What is the key advantage of optimistic locking over pessimistic locking in a web application?

A) It provides stronger consistency guarantees B) Locks are not held during user think-time C) It prevents all concurrency anomalies D) It eliminates the need for COMMIT statements


Answer Key

  1. C — Under CS, a share (S) lock is acquired on the current row and released when the cursor moves.

  2. D — Uncommitted Read (UR) allows reading data that has been modified but not yet committed.

  3. B — A deadlock is a circular dependency (A waits for B, B waits for A) that can never resolve. A timeout is simply waiting longer than the configured threshold.

  4. A — On LUW, escalation triggers when a single application's locks exceed MAXLOCKS percent of the total LOCKLIST memory.

  5. D — Repeatable Read (RR) locks all examined rows (including non-qualifying ones), preventing both non-repeatable reads and phantom inserts within the scanned range.

  6. B — The U lock prevents the classic deadlock where two transactions both hold S locks and try to upgrade to X. Only one transaction can hold U at a time, serializing the upgrade path.

  7. B — Currently Committed applies only to CS isolation. Under RS and RR, the reader must still wait because those levels require lock-based stability guarantees.

  8. C — RS holds share locks on all qualifying rows until COMMIT. Non-qualifying rows that were examined but did not meet the predicate are not locked (unlike RR).

  9. C — SKIP LOCKED DATA silently omits locked rows from the result set, allowing the query to proceed without waiting.

  10. C — NUMLKTS (Number of Locks per Tablespace) is the z/OS IRLM parameter that controls per-tablespace escalation. LOCKLIST and MAXLOCKS are LUW parameters.

  11. C — RS (Read Stability) holds the share lock on read rows until COMMIT, ensuring the balance does not change. CS would release the lock when the cursor moves, allowing another transaction to modify the balance.

  12. C — Deadlock. Neither can upgrade because the other holds an S lock. S is compatible with S, but neither can get X while the other holds S. This is the classic upgrade deadlock that the U lock mode prevents.

  13. B — Committing frequently releases accumulated locks, keeping the total below the escalation threshold. RR would make escalation worse.

  14. C — LOCKTIMEOUT specifies the number of seconds a transaction will wait for a lock. DLCHKTIME is the deadlock detection interval.

  15. C — Under traditional CS (without Currently Committed), the reader waits for the writer to commit or roll back.
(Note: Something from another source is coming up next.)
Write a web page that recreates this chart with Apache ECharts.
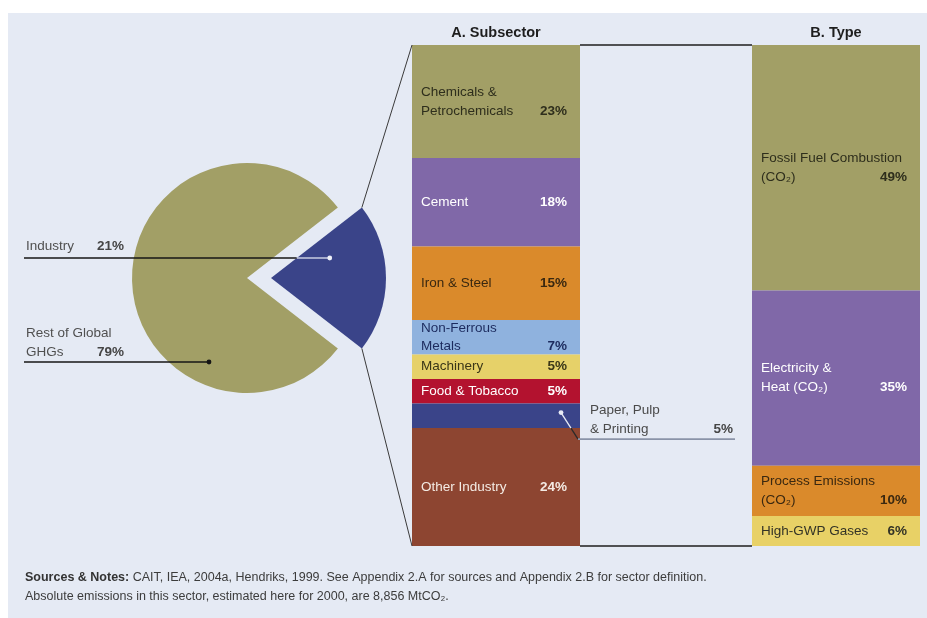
<!DOCTYPE html>
<html>
<head>
<meta charset="utf-8">
<script src="https://cdn.jsdelivr.net/npm/echarts@6/dist/echarts.min.js"></script>
<style>
  html, body { margin: 0; padding: 0; background: #ffffff; }
  #panel { position: absolute; left: 8px; top: 13px; right: 0; bottom: 0; background: #e5eaf4; }
  #chart { position: absolute; left: 0; top: 0; width: 927px; height: 618px; }
</style>
</head>
<body>
<div id="panel"></div>
<div id="chart"></div>
<script>
// Share of global GHG emissions
const pieNames = ['Industry', 'Rest of Global\nGHGs'];
const pieValues = [21, 79];
const pieColors = ['#3a4489', '#a29f66'];

// A. Subsector breakdown of industry emissions (%)
const subsectorNames = ['Chemicals &\nPetrochemicals', 'Cement', 'Iron & Steel', 'Non-Ferrous\nMetals',
  'Machinery', 'Food & Tobacco', 'Paper, Pulp\n& Printing', 'Other Industry'];
const subsectorValues = [23, 18, 15, 7, 5, 5, 5, 24];
const subsectorColors = ['#a29f66', '#8068a8', '#da8a2b', '#8fb2de', '#e6d169', '#b3122f', '#3a4489', '#8d4531'];
const subsectorTextColors = ['#2e2e1c', '#ffffff', '#3a2810', '#1c2b5e', '#3a3618', '#ffffff', '#3a3f5a', '#f4ebe4'];

// B. Emission type breakdown (%)
const typeNames = ['Fossil Fuel Combustion\n(CO₂)', 'Electricity &\nHeat (CO₂)', 'Process Emissions\n(CO₂)', 'High-GWP Gases'];
const typeValues = [49, 35, 10, 6];
const typeColors = ['#a29f66', '#8068a8', '#da8a2b', '#e8d166'];
const typeTextColors = ['#2e2e1c', '#ffffff', '#3a2810', '#333326'];

// Segment drawn with an outside callout instead of an inner label
const calloutIndex = 6;

const FONT = "'Liberation Sans', Arial, sans-serif";
const GA = { left: 412, top: 45, width: 168, height: 501 };
const GB = { left: 752, top: 45, width: 168, height: 501 };
const PIE = { cx: 247, cy: 278, r: 115, offset: 24 };

const sum = a => a.reduce((s, v) => s + v, 0);
const sumA = sum(subsectorValues);
const sumB = sum(typeValues);
const pieTotal = sum(pieValues);

function segLabel(name, value, color) {
  const lines = name.split('\n');
  const last = lines.pop();
  const parts = lines.map(l => '{m|' + l + '}');
  parts.push('{n|' + last + '}{p|' + value + '%}');
  const lh = value < 10 ? 17.5 : 19;
  const base = { color: color, fontFamily: FONT, fontSize: 13.5, lineHeight: lh };
  return {
    show: true,
    position: 'insideLeft',
    distance: 9,
    formatter: parts.join('\n'),
    rich: {
      m: Object.assign({}, base),
      n: Object.assign({}, base, { width: 114 }),
      p: Object.assign({}, base, { width: 32, align: 'right', fontWeight: 'bold' })
    }
  };
}

function barSeries(names, values, colors, textColors, axis, stack, skip) {
  return values.map((v, i) => ({
    type: 'bar',
    name: names[i].replace('\n', ' '),
    xAxisIndex: axis,
    yAxisIndex: axis,
    stack: stack,
    barWidth: '100%',
    silent: true,
    data: [v],
    itemStyle: { color: colors[i] },
    label: i === skip ? { show: false } : segLabel(names[i], v, textColors[i])
  }));
}

const chart = echarts.init(document.getElementById('chart'), null, { renderer: 'canvas' });

const option = {
  backgroundColor: 'transparent',
  animation: false,
  grid: [
    { left: GA.left, top: GA.top, width: GA.width, height: GA.height },
    { left: GB.left, top: GB.top, width: GB.width, height: GB.height }
  ],
  xAxis: [
    { type: 'category', gridIndex: 0, data: ['A'], show: false },
    { type: 'category', gridIndex: 1, data: ['B'], show: false }
  ],
  yAxis: [
    { type: 'value', gridIndex: 0, min: 0, max: sumA, inverse: true, show: false },
    { type: 'value', gridIndex: 1, min: 0, max: sumB, inverse: true, show: false }
  ],
  series: [
    {
      type: 'pie',
      center: [PIE.cx, PIE.cy],
      radius: PIE.r,
      startAngle: 180 * pieValues[0] / pieTotal,
      clockwise: true,
      selectedMode: 'single',
      selectedOffset: PIE.offset,
      silent: true,
      emphasis: { disabled: true },
      label: { show: false },
      labelLine: { show: false },
      data: pieValues.map((v, i) => ({
        name: pieNames[i].replace('\n', ' '),
        value: v,
        selected: i === 0,
        itemStyle: { color: pieColors[i] }
      }))
    }
  ].concat(
    barSeries(subsectorNames, subsectorValues, subsectorColors, subsectorTextColors, 0, 'sub', calloutIndex),
    barSeries(typeNames, typeValues, typeColors, typeTextColors, 1, 'type', -1)
  )
};

chart.setOption(option);

// ---- annotations placed from the pie layout and the bar axes ----
function pieLayout(i) {
  try {
    const l = chart.getModel().getSeriesByIndex(0).getData().getItemLayout(i);
    if (l && isFinite(l.startAngle)) return l;
  } catch (e) { /* fall through */ }
  const start = -option.series[0].startAngle * Math.PI / 180;
  let acc = 0;
  for (let k = 0; k < i; k++) acc += pieValues[k];
  const a0 = start + acc / pieTotal * 2 * Math.PI;
  return { cx: PIE.cx, cy: PIE.cy, r: PIE.r, startAngle: a0, endAngle: a0 + pieValues[i] / pieTotal * 2 * Math.PI };
}

const ind = pieLayout(0);
const mid = (ind.startAngle + ind.endAngle) / 2;
const apex = [ind.cx + Math.cos(mid) * PIE.offset, ind.cy + Math.sin(mid) * PIE.offset];
let cA = [apex[0] + ind.r * Math.cos(ind.startAngle), apex[1] + ind.r * Math.sin(ind.startAngle)];
let cB = [apex[0] + ind.r * Math.cos(ind.endAngle), apex[1] + ind.r * Math.sin(ind.endAngle)];
const upperCorner = cA[1] < cB[1] ? cA : cB;
const lowerCorner = cA[1] < cB[1] ? cB : cA;
const upperAngle = cA[1] < cB[1] ? ind.startAngle : ind.endAngle;

const yA = v => chart.convertToPixel({ yAxisIndex: 0 }, v);
const yB = v => chart.convertToPixel({ yAxisIndex: 1 }, v);

const g = [];
const line = (x1, y1, x2, y2, stroke, w) => g.push({
  type: 'line', silent: true, z: 10,
  shape: { x1, y1, x2, y2 }, style: { stroke, lineWidth: w }
});
const dot = (x, y, fill) => g.push({
  type: 'circle', silent: true, z: 11, shape: { cx: x, cy: y, r: 2.4 }, style: { fill }
});
const text = (x, y, str, opts) => g.push({
  type: 'text', silent: true, z: 12,
  style: Object.assign({ x, y, text: str, font: '13.5px ' + FONT, fill: '#4a4a4a',
    textAlign: 'left', textVerticalAlign: 'middle' }, opts || {})
});

// Pie wedge to subsector bar
line(upperCorner[0], upperCorner[1], GA.left, yA(0), '#3a3a3a', 1);
line(lowerCorner[0], lowerCorner[1], GA.left, yA(sumA), '#3a3a3a', 1);
// Subsector bar to type bar
line(GA.left + GA.width, yA(0), GB.left, yB(0), '#1e1e1e', 1.4);
line(GA.left + GA.width, yA(sumA), GB.left, yB(sumB), '#1e1e1e', 1.4);

// Pie labels
const pctRich = {
  n: { width: 71, font: '13.5px ' + FONT, fill: '#505050' },
  p: { font: 'bold 13.5px ' + FONT, fill: '#454545' }
};
// Industry: line from the left margin into the exploded wedge
const indY = 258;
const indDot = [apex[0] + 0.54 * ind.r * Math.cos(-0.33), apex[1] + 0.54 * ind.r * Math.sin(-0.33)];
const edgeX = apex[0] + (indY - apex[1]) / Math.tan(upperAngle);
line(24, indY, edgeX, indY, '#161616', 1.5);
line(edgeX, indY, indDot[0], indY, '#c9cde2', 1.5);
dot(indDot[0], indY, '#eef0f8');
text(26, indY - 12, '{n|' + pieNames[0] + '}{p|' + pieValues[0] + '%}', { rich: pctRich });

// Rest of global GHGs
const restY = 362;
const restL = pieLayout(1);
const restDotX = restL.cx - 38;
line(24, restY, restDotX, restY, '#161616', 1.5);
dot(restDotX, restY, '#161616');
const restLines = pieNames[1].split('\n');
text(26, restY - 29, restLines[0], { fill: '#505050' });
text(26, restY - 10, '{n|' + restLines[1] + '}{p|' + pieValues[1] + '%}', { rich: pctRich });

// Callout for the small subsector segment
let before = 0;
for (let k = 0; k < calloutIndex; k++) before += subsectorValues[k];
const segTop = yA(before), segBot = yA(before + subsectorValues[calloutIndex]);
const cDot = [GA.left + 149, segTop + 9];
const cElbow = [GA.left + GA.width - 2, segBot + 11];
const tCut = (segBot - cDot[1]) / (cElbow[1] - cDot[1]);
const cutX = cDot[0] + (cElbow[0] - cDot[0]) * tCut;
line(cDot[0], cDot[1], cutX, segBot, '#e8ebf5', 1.3);
line(cutX, segBot, cElbow[0], cElbow[1], '#2a2a2a', 1.3);
line(cElbow[0], cElbow[1], 735, cElbow[1], '#8a93a8', 1.8);
dot(cDot[0], cDot[1], '#e8ebf5');
const cLines = subsectorNames[calloutIndex].split('\n');
text(590, cElbow[1] - 29, cLines[0], { fill: '#4a4a4a' });
text(590, cElbow[1] - 10, cLines[1], { fill: '#4a4a4a' });
text(733, cElbow[1] - 10, subsectorValues[calloutIndex] + '%', { textAlign: 'right', font: 'bold 13.5px ' + FONT, fill: '#454545' });

// Panel headings
text(GA.left + GA.width / 2, 33, 'A. Subsector', { textAlign: 'center', font: 'bold 14.5px ' + FONT, fill: '#1e1e1e' });
text(GB.left + GB.width / 2, 33, 'B. Type', { textAlign: 'center', font: 'bold 14.5px ' + FONT, fill: '#1e1e1e' });

// Sources & notes
g.push({
  type: 'text', silent: true, z: 12,
  style: {
    x: 25, y: 578, textVerticalAlign: 'middle',
    text: '{b|Sources & Notes:} CAIT, IEA, 2004a, Hendriks, 1999. See Appendix 2.A for sources and Appendix 2.B for sector definition.',
    font: '12.5px ' + FONT, fill: '#3c3c3c',
    rich: { b: { font: 'bold 12.5px ' + FONT, fill: '#333333' } }
  }
});
text(25, 597, 'Absolute emissions in this sector, estimated here for 2000, are 8,856 MtCO₂.', { font: '12.5px ' + FONT, fill: '#3c3c3c' });

chart.setOption({ graphic: { elements: g } });
</script>
</body>
</html>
With CC enabled, the reader would see the previously committed value.

  16. C — SQLCODE -911 with reason code 2 indicates a deadlock rollback. Reason code 68 indicates a timeout.

  17. B — IX signals intent to acquire exclusive (X) locks on individual rows within the table. It is a table-level intent lock that allows concurrent IX from other transactions.

  18. A — UR is appropriate because the dashboard shows approximate statistics, precision is not critical, and the query must never block OLTP transactions.

  19. B — Consistent lock ordering prevents circular waits, which is the definition of a deadlock. UR avoids locks but sacrifices consistency. Setting LOCKTIMEOUT to 0 resolves waits but does not prevent deadlocks.

  20. B — Optimistic locking does not hold database locks during user think-time (which can be seconds to minutes in a web application). This prevents long-held locks from blocking other users.